In this stage, we increment a program counter and load the instructions from the instruction memory. The instruction fetched and next program counter are output of this stage.
The content of the Init.dat
file are loaded in this memory block by the test scripts, so make sure the content of that file is the program you want to execute.
The instruction decode stage parses the instruction received from the fetch stage and sets the proper control signals for the execute stage.
It also implements early branch resolution, so branch and jump statements (and their target program counter) get computed in this stage.
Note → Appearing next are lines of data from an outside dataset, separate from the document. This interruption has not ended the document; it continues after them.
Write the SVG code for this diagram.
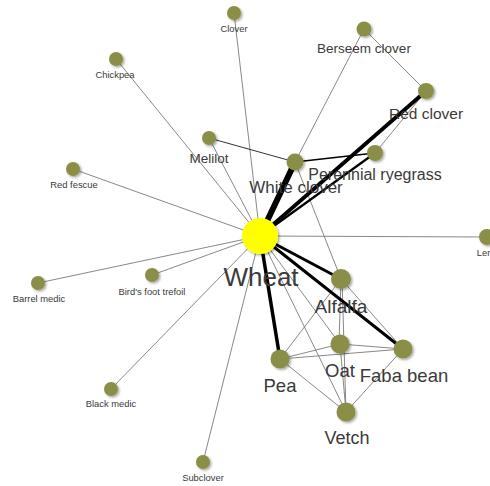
<svg xmlns="http://www.w3.org/2000/svg" width="490" height="486" viewBox="0 0 490 486">
<defs>
<filter id="sh" x="-50%" y="-50%" width="200%" height="200%">
<feDropShadow dx="1.5" dy="1.5" stdDeviation="1.2" flood-color="#000" flood-opacity="0.35"/>
</filter>
<style>
.n{fill:#8b8e47;filter:url(#sh)}
.w{fill:#ffff00;filter:url(#sh)}
.t{stroke:#7a7a7a;stroke-width:0.9;fill:none}
.k{stroke:#000;fill:none;stroke-linecap:round}
text{font-family:"Liberation Sans",Arial,sans-serif;fill:#3a3a3a;text-anchor:middle}
.s{font-size:9.4px}
</style>
</defs>
<rect width="490" height="486" fill="#fff"/>
<g id="connectors">
<line class="t" x1="260" y1="236" x2="234" y2="13"/>
<line class="t" x1="260" y1="236" x2="116" y2="59"/>
<line class="t" x1="260" y1="236" x2="73" y2="169"/>
<line class="t" x1="260" y1="236" x2="38" y2="283"/>
<line class="t" x1="260" y1="236" x2="152" y2="275"/>
<line class="t" x1="260" y1="236" x2="111" y2="389"/>
<line class="t" x1="260" y1="236" x2="203" y2="462"/>
<line class="t" x1="260" y1="236" x2="209" y2="138"/>
<line class="t" x1="260" y1="236" x2="487" y2="237"/>
<line class="t" x1="260" y1="236" x2="340" y2="344"/>
<line class="t" x1="260" y1="236" x2="346" y2="412"/>
<line class="t" x1="295" y1="162" x2="364" y2="29"/>
<line class="t" x1="364" y1="29" x2="426" y2="91"/>
<line class="t" x1="426" y1="91" x2="375" y2="153"/>
<line class="t" x1="295" y1="162" x2="341" y2="279"/>
<line class="k" stroke-width="1" x1="295" y1="162" x2="209" y2="138" style="stroke:#333"/>
<line class="k" stroke-width="1.5" x1="295" y1="162" x2="375" y2="153"/>
<line class="t" x1="341" y1="279" x2="339" y2="344"/>
<line class="t" x1="342" y1="279" x2="346" y2="412"/>
<line class="t" x1="341" y1="279" x2="280" y2="359"/>
<line class="t" x1="341" y1="279" x2="403" y2="349"/>
<line class="t" x1="340" y1="344" x2="280" y2="359"/>
<line class="t" x1="340" y1="344" x2="403" y2="349"/>
<line class="t" x1="340" y1="344" x2="346" y2="412"/>
<line class="t" x1="280" y1="359" x2="403" y2="349"/>
<line class="t" x1="280" y1="359" x2="346" y2="412"/>
<line class="t" x1="403" y1="349" x2="346" y2="412"/>
<line class="k" stroke-width="6" x1="260" y1="236" x2="295" y2="162"/>
<line class="k" stroke-width="3.8" x1="260" y1="236" x2="426" y2="91"/>
<line class="k" stroke-width="2.2" x1="260" y1="236" x2="375" y2="153"/>
<line class="k" stroke-width="3" x1="260" y1="236" x2="341" y2="279"/>
<line class="k" stroke-width="3" x1="260" y1="236" x2="403" y2="349"/>
<line class="k" stroke-width="3.5" x1="260" y1="236" x2="280" y2="359"/>
</g>
<g id="clover"><circle class="n" cx="234" cy="13" r="7"/><text class="s" x="234" y="32">Clover</text></g>
<g id="chickpea"><circle class="n" cx="116" cy="59" r="7"/><text class="s" x="115" y="78">Chickpea</text></g>
<g id="red-fescue"><circle class="n" cx="73" cy="169" r="7"/><text class="s" x="74" y="188">Red fescue</text></g>
<g id="barrel-medic"><circle class="n" cx="38" cy="283" r="7"/><text class="s" x="39" y="302">Barrel medic</text></g>
<g id="birds-foot-trefoil"><circle class="n" cx="152" cy="275" r="7"/><text class="s" x="152" y="295">Bird's foot trefoil</text></g>
<g id="black-medic"><circle class="n" cx="111" cy="389" r="7"/><text class="s" x="111" y="407">Black medic</text></g>
<g id="subclover"><circle class="n" cx="203" cy="462" r="7"/><text class="s" x="203" y="481">Subclover</text></g>
<g id="lentil"><circle class="n" cx="487" cy="237" r="8"/><text class="s" x="488" y="256">Lentil</text></g>
<g id="berseem-clover"><circle class="n" cx="364" cy="29" r="7.5"/><text x="364" y="53" font-size="13.5">Berseem clover</text></g>
<g id="red-clover"><circle class="n" cx="426" cy="91" r="8"/><text x="426" y="119" font-size="15.5">Red clover</text></g>
<g id="melilot"><circle class="n" cx="209" cy="138" r="7"/><text x="209" y="163" font-size="13.5">Melilot</text></g>
<g id="perennial-ryegrass"><circle class="n" cx="375" cy="153" r="8"/><text x="375" y="180" font-size="16">Perennial ryegrass</text></g>
<g id="white-clover"><circle class="n" cx="295" cy="162" r="8.5"/><text x="296" y="193" font-size="17">White clover</text></g>
<g id="alfalfa"><circle class="n" cx="341" cy="279" r="10"/><text x="341" y="313" font-size="19">Alfalfa</text></g>
<g id="oat"><circle class="n" cx="340" cy="344" r="9.5"/><text x="340" y="377" font-size="18.5">Oat</text></g>
<g id="faba-bean"><circle class="n" cx="403" cy="349" r="9.5"/><text x="404" y="382" font-size="18.5">Faba bean</text></g>
<g id="pea"><circle class="n" cx="280" cy="359" r="9.5"/><text x="280" y="392" font-size="18.5">Pea</text></g>
<g id="vetch"><circle class="n" cx="346" cy="412" r="9.5"/><text x="347" y="444" font-size="18">Vetch</text></g>
<g id="wheat"><circle class="w" cx="260" cy="236" r="18"/><text x="261" y="286" font-size="26">Wheat</text></g>
</svg>
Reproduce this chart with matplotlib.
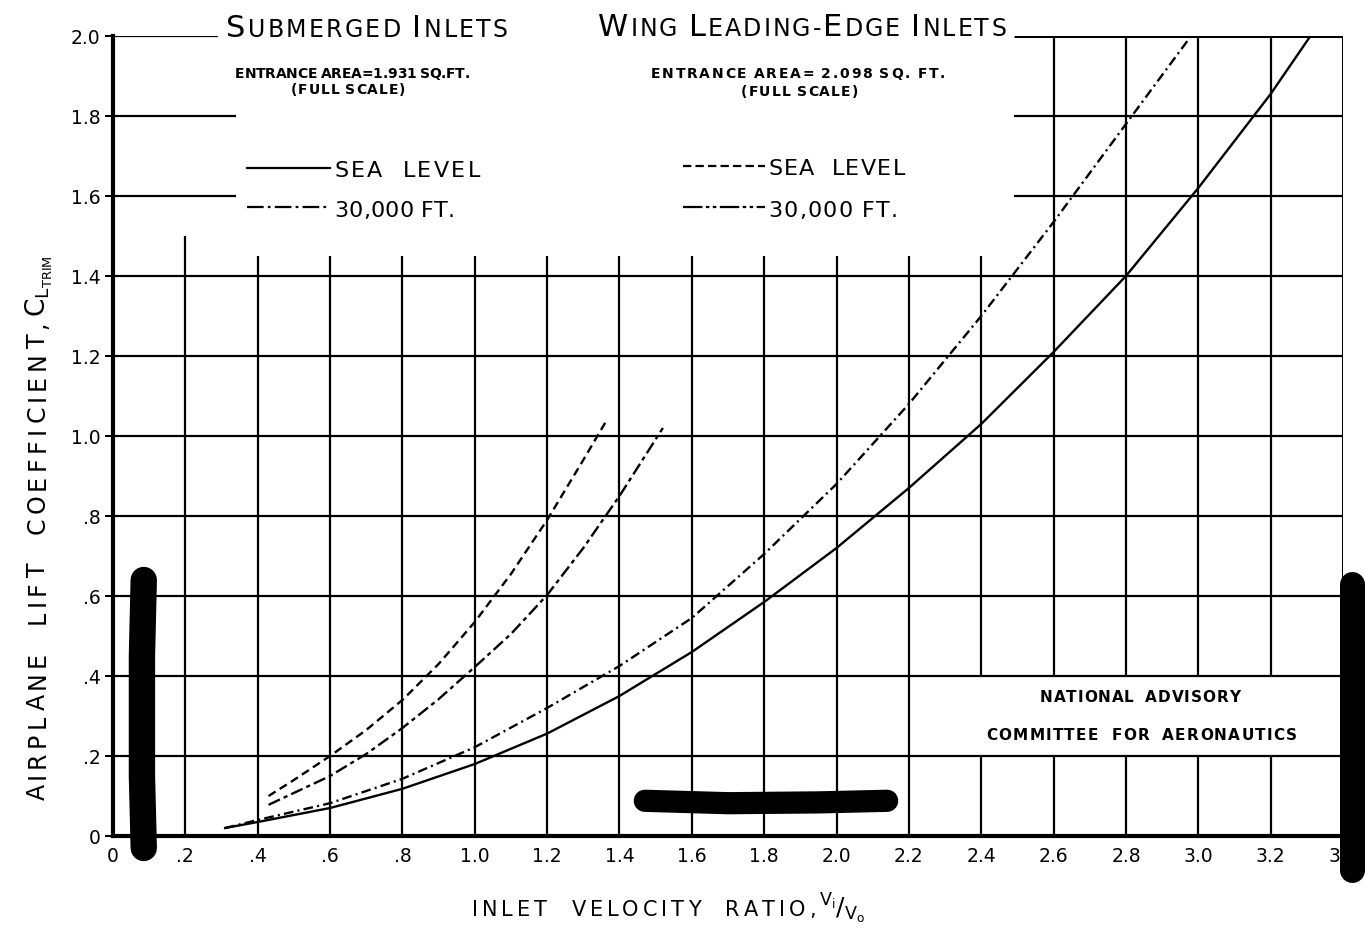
import matplotlib
matplotlib.use("Agg")
import matplotlib.pyplot as plt

plt.rcParams['font.family'] = ['DejaVu Sans']
plt.rcParams['lines.scale_dashes'] = False

# ---------------- data ----------------
# Submerged inlets, sea level (solid)
sub_sl_x = [0.31, 0.4, 0.6, 0.8, 1.0, 1.2, 1.4, 1.6, 1.8, 2.0, 2.2, 2.4, 2.6, 2.8, 3.0, 3.2, 3.31]
sub_sl_y = [0.02, 0.035, 0.07, 0.118, 0.18, 0.256, 0.35, 0.46, 0.585, 0.72, 0.87, 1.03, 1.21, 1.40, 1.62, 1.855, 2.0]
# Submerged inlets, 30,000 ft (dash-dot)
sub_30k_x = [0.31, 0.4, 0.6, 0.8, 1.0, 1.2, 1.4, 1.6, 1.8, 2.0, 2.2, 2.4, 2.6, 2.8, 2.98]
sub_30k_y = [0.02, 0.04, 0.082, 0.143, 0.222, 0.32, 0.425, 0.545, 0.705, 0.88, 1.08, 1.30, 1.535, 1.78, 2.0]
# Wing leading-edge inlets, sea level (dashed)
wing_sl_x = [0.43, 0.5, 0.6, 0.7, 0.8, 0.9, 1.0, 1.1, 1.2, 1.3, 1.365]
wing_sl_y = [0.10, 0.14, 0.20, 0.265, 0.34, 0.43, 0.535, 0.655, 0.79, 0.94, 1.04]
# Wing leading-edge inlets, 30,000 ft (long-short dash)
wing_30k_x = [0.43, 0.6, 0.7, 0.8, 0.9, 1.0, 1.1, 1.2, 1.3, 1.4, 1.52]
wing_30k_y = [0.078, 0.15, 0.205, 0.27, 0.342, 0.4225, 0.505, 0.6025, 0.72, 0.85, 1.02]

x_tick_values = [0, 0.2, 0.4, 0.6, 0.8, 1.0, 1.2, 1.4, 1.6, 1.8, 2.0, 2.2, 2.4, 2.6, 2.8, 3.0, 3.2, 3.4]
x_tick_labels = ["0", ".2", ".4", ".6", ".8", "1.0", "1.2", "1.4", "1.6", "1.8", "2.0",
                 "2.2", "2.4", "2.6", "2.8", "3.0", "3.2", "3.4"]
y_tick_values = [0, 0.2, 0.4, 0.6, 0.8, 1.0, 1.2, 1.4, 1.6, 1.8, 2.0]
y_tick_labels = ["0", ".2", ".4", ".6", ".8", "1.0", "1.2", "1.4", "1.6", "1.8", "2.0"]

# scan smudges on the original sheet
smudge_left_x = [0.085, 0.08, 0.08, 0.085]
smudge_left_y = [0.64, 0.45, 0.15, -0.03]
smudge_bottom_x = [1.47, 1.7, 1.95, 2.14]
smudge_bottom_y = [0.088, 0.082, 0.084, 0.088]
smudge_right_x = [3.425, 3.425, 3.425]
smudge_right_y = [0.63, 0.3, -0.085]

# ---------------- figure ----------------
W, H = 1365, 934
fig = plt.figure(figsize=(W / 100, H / 100), dpi=100)
ax = fig.add_axes([113 / W, 98 / H, 1230 / W, 800 / H])
ax.set_xlim(0, 3.4)
ax.set_ylim(0, 2.0)
for s in ['top', 'right']:
    ax.spines[s].set_visible(False)
ax.spines['left'].set_linewidth(3)
ax.spines['bottom'].set_linewidth(3)

ax.set_xticks(x_tick_values, x_tick_labels, fontsize=13.5)
ax.set_yticks(y_tick_values, y_tick_labels, fontsize=13.5)
ax.tick_params(axis='x', length=0, pad=8)
ax.tick_params(axis='y', length=6, width=1.5, pad=3)

glw = 1.6
# horizontal grid
for y in y_tick_values[1:-1]:
    if y < 1.5:
        ax.hlines(y, 0, 3.4, color='black', lw=glw)
    else:
        ax.hlines(y, 0, 0.34, color='black', lw=glw)
        ax.hlines(y, 2.49, 3.4, color='black', lw=glw)
ax.hlines(2.0, 0, 0.29, color='black', lw=glw)
ax.hlines(2.0, 2.49, 3.4, color='black', lw=2.2)
# vertical grid
for x in x_tick_values[1:-1]:
    if x > 2.5:
        top = 2.0
    elif x < 0.3:
        top = 1.5
    else:
        top = 1.45
    if 2.3 < x < 3.3:
        ax.vlines(x, 0, 0.2, color='black', lw=glw)
        ax.vlines(x, 0.4, top, color='black', lw=glw)
    else:
        ax.vlines(x, 0, top, color='black', lw=glw)
ax.vlines(3.4, 0, 2.0, color='black', lw=2.2)

# curves
clw = 1.7
ax.plot(sub_sl_x, sub_sl_y, color='black', lw=clw)
ax.plot(sub_30k_x, sub_30k_y, color='black', lw=clw, dashes=(7, 3, 1.5, 3))
ax.plot(wing_sl_x, wing_sl_y, color='black', lw=clw, dashes=(6, 3.5))
ax.plot(wing_30k_x, wing_30k_y, color='black', lw=clw, dashes=(9, 3, 3, 3))

# legend samples
ax.plot([0.37, 0.60], [1.67, 1.67], color='black', lw=1.6)
ax.plot([0.37, 0.60], [1.5725, 1.5725], color='black', lw=1.6, dashes=(12, 3, 2, 3))
ax.plot([1.576, 1.802], [1.675, 1.675], color='black', lw=1.6, dashes=(6, 3))
ax.plot([1.576, 1.802], [1.5725, 1.5725], color='black', lw=1.6, dashes=(14, 2.5, 2.5, 2.5, 2.5, 2.5))

# smudges
ax.plot(smudge_left_x, smudge_left_y, color='black', lw=19, solid_capstyle='round', clip_on=False)
ax.plot(smudge_bottom_x, smudge_bottom_y, color='black', lw=16, solid_capstyle='round', clip_on=False)
ax.plot(smudge_right_x, smudge_right_y, color='black', lw=18, solid_capstyle='round', clip_on=False)

# ---------------- hand-lettered text ----------------
renderer = fig.canvas.get_renderer()
inv = fig.transFigure.inverted()


def lettered(start, end, base, pieces, rotation=0, **kw):
    """Spread characters evenly between start and end (reference pixels).
    rotation=0: start/end are x, base is baseline y (from top).
    rotation=90: start/end are y (bottom->top, from top), base is baseline x."""
    items = []
    for s, size, whole in pieces:
        for ch in ([s] if whole else list(s)):
            if ch == ' ':
                items.append((None, size * 100 / 72 * 0.3))
            else:
                t = fig.text(0, 0, ch, fontsize=size, rotation=rotation, rotation_mode='anchor',
                             ha='left', va='baseline', **kw)
                bb = t.get_window_extent(renderer=renderer)
                items.append((t, bb.width if rotation == 0 else bb.height))
    total = sum(w for _, w in items)
    span = (end - start) if rotation == 0 else (start - end)
    gap = (span - total) / (len(items) - 1)
    pos = 0.0
    for t, w in items:
        if t is not None:
            if rotation == 0:
                t.set_position(inv.transform((start + pos, H - base)))
            else:
                t.set_position(inv.transform((base, H - start + pos)))
        pos += w + gap


# titles
lettered(226, 508, 37, [("S", 22, False), ("UBMERGED", 17, False), (" ", 17, False),
                        ("I", 22, False), ("NLETS", 17, False)])
lettered(598, 1006, 36, [("W", 22, False), ("ING", 17, False), (" ", 17, False),
                         ("L", 22, False), ("EADING-", 17, False), ("E", 22, False), ("DGE", 17, False),
                         (" ", 17, False), ("I", 22, False), ("NLETS", 17, False)])

# entrance area notes
lettered(235, 470, 78, [("ENTRANCE AREA=1.931 SQ.FT.", 10, False)], fontweight='bold')
lettered(291, 405, 94, [("(FULL SCALE)", 10, False)], fontweight='bold')
lettered(651, 945, 78, [("ENTRANCE AREA= 2.098 SQ. FT.", 10, False)], fontweight='bold')
lettered(741, 858, 96, [("(FULL SCALE)", 10, False)], fontweight='bold')

# legend labels
lettered(334, 480, 177, [("SEA  LEVEL", 16, False)])
lettered(334, 455, 217, [("30,000 FT.", 16, False)])
lettered(768, 905, 175, [("SEA  LEVEL", 16, False)])
lettered(768, 898, 217, [("30,000 FT.", 16, False)])

# NACA note
lettered(1040, 1240, 702, [("NATIONAL  ADVISORY", 11, False)], fontweight='bold')
lettered(986, 1297, 740, [("COMMITTEE  FOR  AERONAUTICS", 11, False)], fontweight='bold')

# axis labels
lettered(472, 866, 916, [("INLET  VELOCITY  RATIO,", 15, False),
                         (r"$\mathregular{{}^{V_i}/{}_{V_o}}$", 18, True)])
lettered(800, 255, 45, [("AIRPLANE  LIFT  COEFFICIENT,", 17, False),
                        (r"$\mathregular{C_{L_{TRIM}}}$", 19, True)], rotation=90)

fig.savefig("out.png", dpi=100)
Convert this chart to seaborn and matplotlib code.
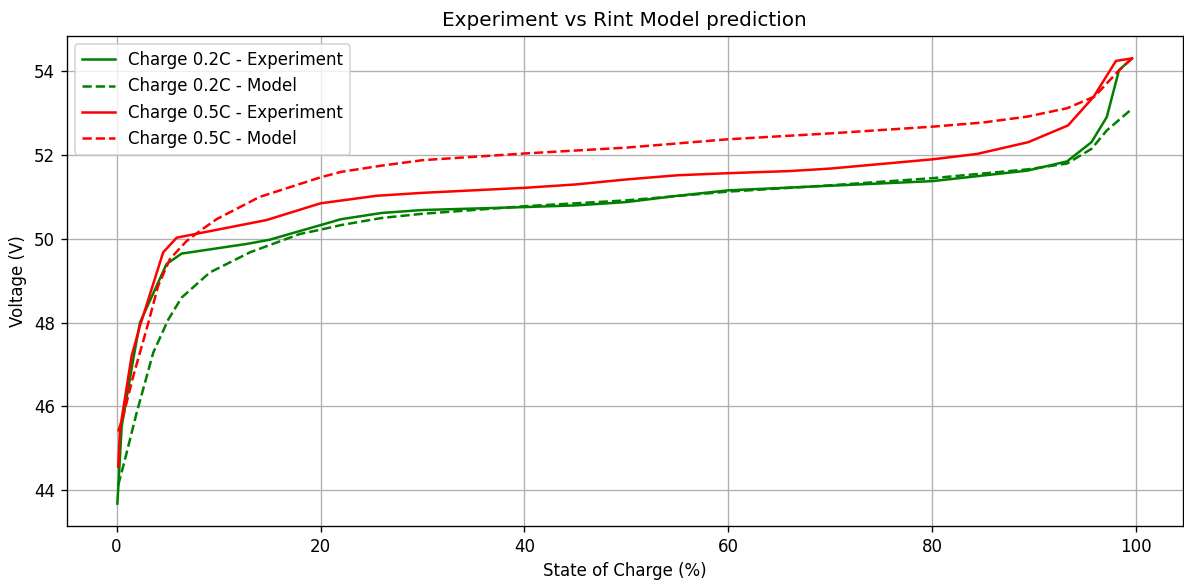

If the branch is taken, the rest of the pipeline is staled and the pc is updated.
The output of this stage include (but not limited to):
- Register data content
- Sign or zero extended immediate value
- Immediate selection control signal
- Memory load or store control signal
This stage wraps the ALU operations along with some multiplexer functions to allow for forwarding.
ALU Operation | Function Code |
---|---|
ADD | 0000 |
AND | 0001 |
DIV | 0010 |
EQUALS | 0011 |
LUI | 0100 |
MFHI | 0101 |
MFLO | 0110 |
MULT | 0111 |
NOR | 1000 |
OR | 1001 |
SLL | 1010 |
SLT | 1011 |
SRA | 1100 |
SRL | 1101 |
SUB | 1110 |
XOR | 1111 |
This is where the interface with data memory happens. Data content and address are computer in the execute stage and fed to the memory.
Simply feed the proper signals from EX and MEM back to the register file in the decode stage.
- Assemble the program to a binary file.
- Rename that compiled file to
Init.dat
- Move that file in the project folder with the processor
- Source the test script
processor.tcl
- Initialise the simulation with the command
Init
- Run the simulation with the command
runsim
The script will load the instruction content in Init.dat
inside the instruction memory, it will compile all the components and start the simulation.
You might need to change the run duration to make sure you run the processor long enough.
The input and output of each stage are grouped together, with the clock in the control signal group.
The main branch fully implements forwarding and hazard detection. For 1-bit and 2-bit prediction implementation, refer to the other branches. The predictions affect the program counter correctly, however, the stalling logic does not respond well to those changes. Therefore, it is not fully merged back with master.